┌─ Collected data

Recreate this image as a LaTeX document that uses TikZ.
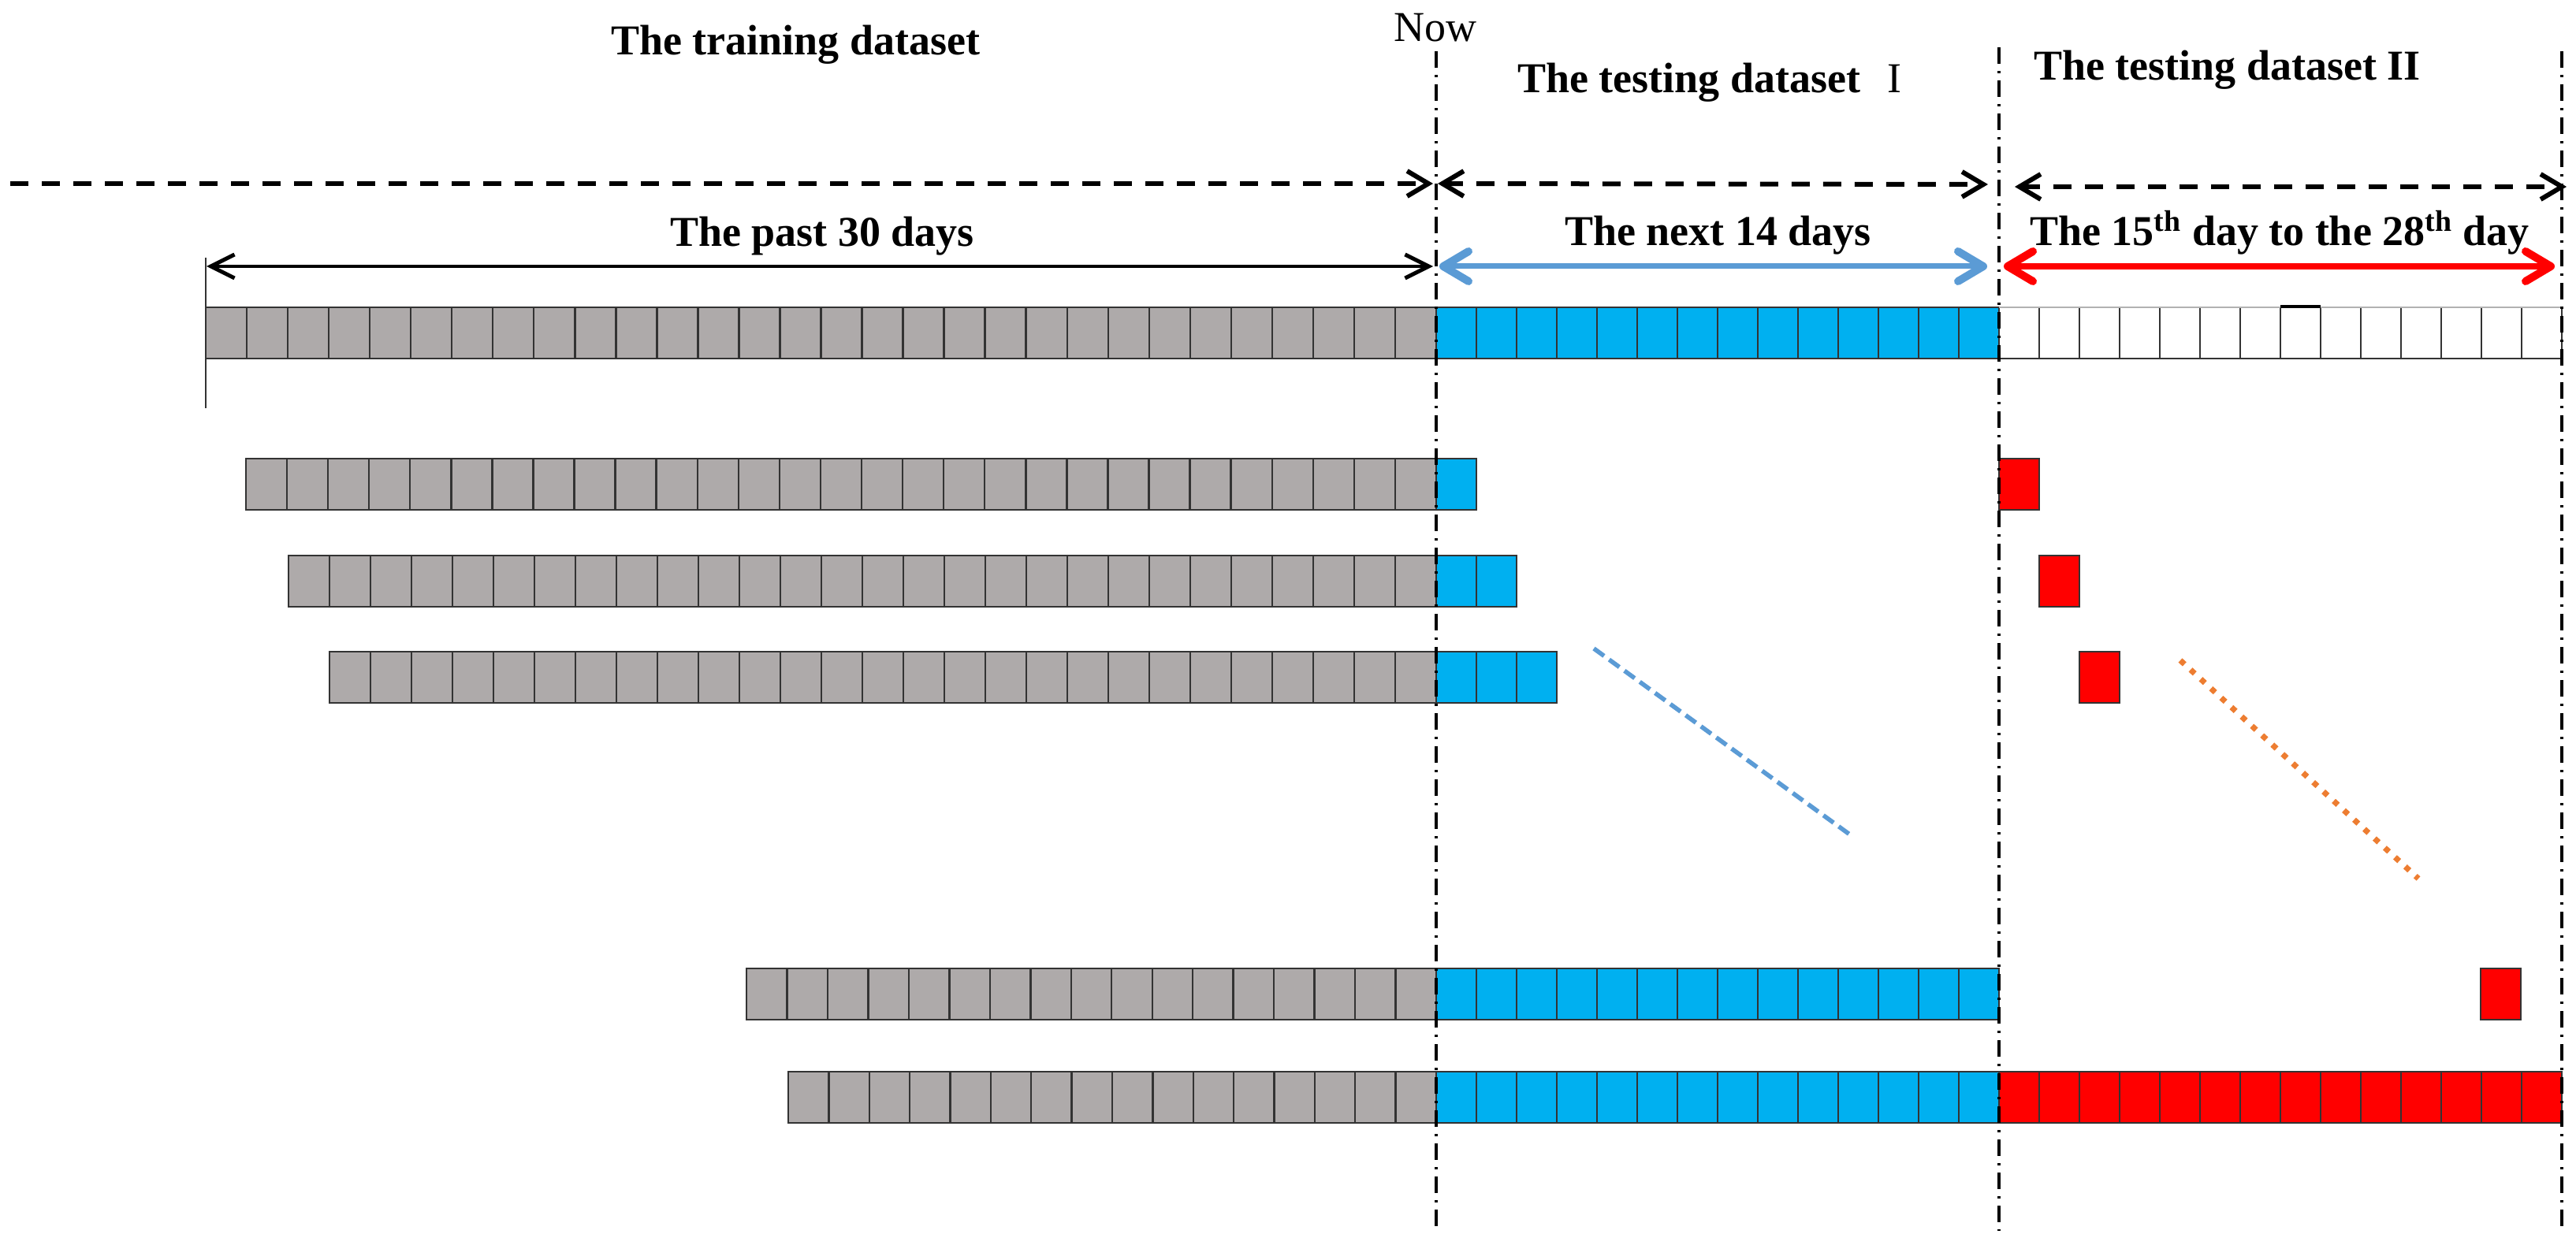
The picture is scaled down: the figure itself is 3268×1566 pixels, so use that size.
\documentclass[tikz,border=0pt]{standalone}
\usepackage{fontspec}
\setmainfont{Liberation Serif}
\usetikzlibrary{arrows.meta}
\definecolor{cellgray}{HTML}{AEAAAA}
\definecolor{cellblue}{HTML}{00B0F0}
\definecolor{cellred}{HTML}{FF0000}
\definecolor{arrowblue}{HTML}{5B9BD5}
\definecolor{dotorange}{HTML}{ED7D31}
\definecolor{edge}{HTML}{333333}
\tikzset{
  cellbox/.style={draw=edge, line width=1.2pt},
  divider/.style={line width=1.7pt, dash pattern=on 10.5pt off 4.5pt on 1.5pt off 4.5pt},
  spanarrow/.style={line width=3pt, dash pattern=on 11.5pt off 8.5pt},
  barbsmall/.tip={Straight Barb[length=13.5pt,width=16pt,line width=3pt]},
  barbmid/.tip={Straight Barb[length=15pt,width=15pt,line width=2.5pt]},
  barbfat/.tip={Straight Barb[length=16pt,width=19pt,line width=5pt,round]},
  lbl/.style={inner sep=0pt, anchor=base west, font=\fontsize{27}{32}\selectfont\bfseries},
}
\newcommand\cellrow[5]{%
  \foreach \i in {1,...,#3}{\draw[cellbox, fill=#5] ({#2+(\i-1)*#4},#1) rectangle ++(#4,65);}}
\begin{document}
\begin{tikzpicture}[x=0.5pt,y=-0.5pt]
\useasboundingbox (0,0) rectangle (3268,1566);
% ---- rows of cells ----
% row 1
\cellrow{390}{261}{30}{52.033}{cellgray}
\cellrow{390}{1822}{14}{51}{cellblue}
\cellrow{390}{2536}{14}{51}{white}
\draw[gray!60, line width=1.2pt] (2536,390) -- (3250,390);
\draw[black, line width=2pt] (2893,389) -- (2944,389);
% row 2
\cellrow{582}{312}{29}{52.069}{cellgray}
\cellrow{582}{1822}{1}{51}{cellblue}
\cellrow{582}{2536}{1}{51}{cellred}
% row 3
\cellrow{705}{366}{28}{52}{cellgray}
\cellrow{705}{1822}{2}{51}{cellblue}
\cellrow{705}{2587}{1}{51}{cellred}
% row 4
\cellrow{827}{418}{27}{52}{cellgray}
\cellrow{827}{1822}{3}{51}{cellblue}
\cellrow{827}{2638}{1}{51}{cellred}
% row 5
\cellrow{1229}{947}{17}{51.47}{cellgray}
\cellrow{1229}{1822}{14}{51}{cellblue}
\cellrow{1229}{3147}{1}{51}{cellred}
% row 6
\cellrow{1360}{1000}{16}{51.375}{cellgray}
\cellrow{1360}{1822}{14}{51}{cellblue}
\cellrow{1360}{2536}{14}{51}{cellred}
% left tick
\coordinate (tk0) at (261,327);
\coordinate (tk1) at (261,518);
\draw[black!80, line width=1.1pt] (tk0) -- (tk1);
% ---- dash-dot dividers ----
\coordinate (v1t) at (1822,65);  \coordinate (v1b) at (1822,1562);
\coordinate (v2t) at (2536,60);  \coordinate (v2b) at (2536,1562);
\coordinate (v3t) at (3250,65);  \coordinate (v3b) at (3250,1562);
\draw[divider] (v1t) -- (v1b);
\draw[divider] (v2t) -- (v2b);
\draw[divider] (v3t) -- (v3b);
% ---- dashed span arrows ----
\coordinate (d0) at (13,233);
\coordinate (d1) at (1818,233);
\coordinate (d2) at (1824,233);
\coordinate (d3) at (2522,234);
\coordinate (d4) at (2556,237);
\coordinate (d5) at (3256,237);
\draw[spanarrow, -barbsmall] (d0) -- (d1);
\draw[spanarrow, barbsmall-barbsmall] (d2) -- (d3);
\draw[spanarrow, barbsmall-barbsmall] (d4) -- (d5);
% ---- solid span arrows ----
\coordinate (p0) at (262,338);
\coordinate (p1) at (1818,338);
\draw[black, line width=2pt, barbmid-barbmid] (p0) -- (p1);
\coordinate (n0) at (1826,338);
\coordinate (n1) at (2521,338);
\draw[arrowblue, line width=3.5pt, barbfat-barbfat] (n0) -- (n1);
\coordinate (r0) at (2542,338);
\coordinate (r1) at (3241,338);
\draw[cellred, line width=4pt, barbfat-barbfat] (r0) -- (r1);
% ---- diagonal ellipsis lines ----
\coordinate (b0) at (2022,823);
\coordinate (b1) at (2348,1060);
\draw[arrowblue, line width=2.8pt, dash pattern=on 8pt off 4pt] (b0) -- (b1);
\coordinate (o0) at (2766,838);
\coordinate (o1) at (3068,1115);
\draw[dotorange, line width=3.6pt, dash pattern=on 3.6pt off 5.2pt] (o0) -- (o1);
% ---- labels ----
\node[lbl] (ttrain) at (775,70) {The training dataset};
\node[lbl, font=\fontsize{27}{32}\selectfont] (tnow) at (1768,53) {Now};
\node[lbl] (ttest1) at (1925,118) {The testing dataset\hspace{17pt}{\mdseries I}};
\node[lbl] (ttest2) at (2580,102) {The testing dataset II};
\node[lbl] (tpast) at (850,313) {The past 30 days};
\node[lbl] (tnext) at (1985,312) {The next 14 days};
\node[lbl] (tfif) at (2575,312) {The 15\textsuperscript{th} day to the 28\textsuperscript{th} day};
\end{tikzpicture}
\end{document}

└─

Objective |
Output the data exactly. Pictures don't belong in the result.

Exercise output |
Recreate this image as a LaTeX document that uses TikZ.
The picture is scaled down: the figure itself is 3268×1566 pixels, so use that size.
\documentclass[tikz,border=0pt]{standalone}
\usepackage{fontspec}
\setmainfont{Liberation Serif}
\usetikzlibrary{arrows.meta}
\definecolor{cellgray}{HTML}{AEAAAA}
\definecolor{cellblue}{HTML}{00B0F0}
\definecolor{cellred}{HTML}{FF0000}
\definecolor{arrowblue}{HTML}{5B9BD5}
\definecolor{dotorange}{HTML}{ED7D31}
\definecolor{edge}{HTML}{333333}
\tikzset{
  cellbox/.style={draw=edge, line width=1.2pt},
  divider/.style={line width=1.7pt, dash pattern=on 10.5pt off 4.5pt on 1.5pt off 4.5pt},
  spanarrow/.style={line width=3pt, dash pattern=on 11.5pt off 8.5pt},
  barbsmall/.tip={Straight Barb[length=13.5pt,width=16pt,line width=3pt]},
  barbmid/.tip={Straight Barb[length=15pt,width=15pt,line width=2.5pt]},
  barbfat/.tip={Straight Barb[length=16pt,width=19pt,line width=5pt,round]},
  lbl/.style={inner sep=0pt, anchor=base west, font=\fontsize{27}{32}\selectfont\bfseries},
}
\newcommand\cellrow[5]{%
  \foreach \i in {1,...,#3}{\draw[cellbox, fill=#5] ({#2+(\i-1)*#4},#1) rectangle ++(#4,65);}}
\begin{document}
\begin{tikzpicture}[x=0.5pt,y=-0.5pt]
\useasboundingbox (0,0) rectangle (3268,1566);
% ---- rows of cells ----
% row 1
\cellrow{390}{261}{30}{52.033}{cellgray}
\cellrow{390}{1822}{14}{51}{cellblue}
\cellrow{390}{2536}{14}{51}{white}
\draw[gray!60, line width=1.2pt] (2536,390) -- (3250,390);
\draw[black, line width=2pt] (2893,389) -- (2944,389);
% row 2
\cellrow{582}{312}{29}{52.069}{cellgray}
\cellrow{582}{1822}{1}{51}{cellblue}
\cellrow{582}{2536}{1}{51}{cellred}
% row 3
\cellrow{705}{366}{28}{52}{cellgray}
\cellrow{705}{1822}{2}{51}{cellblue}
\cellrow{705}{2587}{1}{51}{cellred}
% row 4
\cellrow{827}{418}{27}{52}{cellgray}
\cellrow{827}{1822}{3}{51}{cellblue}
\cellrow{827}{2638}{1}{51}{cellred}
% row 5
\cellrow{1229}{947}{17}{51.47}{cellgray}
\cellrow{1229}{1822}{14}{51}{cellblue}
\cellrow{1229}{3147}{1}{51}{cellred}
% row 6
\cellrow{1360}{1000}{16}{51.375}{cellgray}
\cellrow{1360}{1822}{14}{51}{cellblue}
\cellrow{1360}{2536}{14}{51}{cellred}
% left tick
\coordinate (tk0) at (261,327);
\coordinate (tk1) at (261,518);
\draw[black!80, line width=1.1pt] (tk0) -- (tk1);
% ---- dash-dot dividers ----
\coordinate (v1t) at (1822,65);  \coordinate (v1b) at (1822,1562);
\coordinate (v2t) at (2536,60);  \coordinate (v2b) at (2536,1562);
\coordinate (v3t) at (3250,65);  \coordinate (v3b) at (3250,1562);
\draw[divider] (v1t) -- (v1b);
\draw[divider] (v2t) -- (v2b);
\draw[divider] (v3t) -- (v3b);
% ---- dashed span arrows ----
\coordinate (d0) at (13,233);
\coordinate (d1) at (1818,233);
\coordinate (d2) at (1824,233);
\coordinate (d3) at (2522,234);
\coordinate (d4) at (2556,237);
\coordinate (d5) at (3256,237);
\draw[spanarrow, -barbsmall] (d0) -- (d1);
\draw[spanarrow, barbsmall-barbsmall] (d2) -- (d3);
\draw[spanarrow, barbsmall-barbsmall] (d4) -- (d5);
% ---- solid span arrows ----
\coordinate (p0) at (262,338);
\coordinate (p1) at (1818,338);
\draw[black, line width=2pt, barbmid-barbmid] (p0) -- (p1);
\coordinate (n0) at (1826,338);
\coordinate (n1) at (2521,338);
\draw[arrowblue, line width=3.5pt, barbfat-barbfat] (n0) -- (n1);
\coordinate (r0) at (2542,338);
\coordinate (r1) at (3241,338);
\draw[cellred, line width=4pt, barbfat-barbfat] (r0) -- (r1);
% ---- diagonal ellipsis lines ----
\coordinate (b0) at (2022,823);
\coordinate (b1) at (2348,1060);
\draw[arrowblue, line width=2.8pt, dash pattern=on 8pt off 4pt] (b0) -- (b1);
\coordinate (o0) at (2766,838);
\coordinate (o1) at (3068,1115);
\draw[dotorange, line width=3.6pt, dash pattern=on 3.6pt off 5.2pt] (o0) -- (o1);
% ---- labels ----
\node[lbl] (ttrain) at (775,70) {The training dataset};
\node[lbl, font=\fontsize{27}{32}\selectfont] (tnow) at (1768,53) {Now};
\node[lbl] (ttest1) at (1925,118) {The testing dataset\hspace{17pt}{\mdseries I}};
\node[lbl] (ttest2) at (2580,102) {The testing dataset II};
\node[lbl] (tpast) at (850,313) {The past 30 days};
\node[lbl] (tnext) at (1985,312) {The next 14 days};
\node[lbl] (tfif) at (2575,312) {The 15\textsuperscript{th} day to the 28\textsuperscript{th} day};
\end{tikzpicture}
\end{document}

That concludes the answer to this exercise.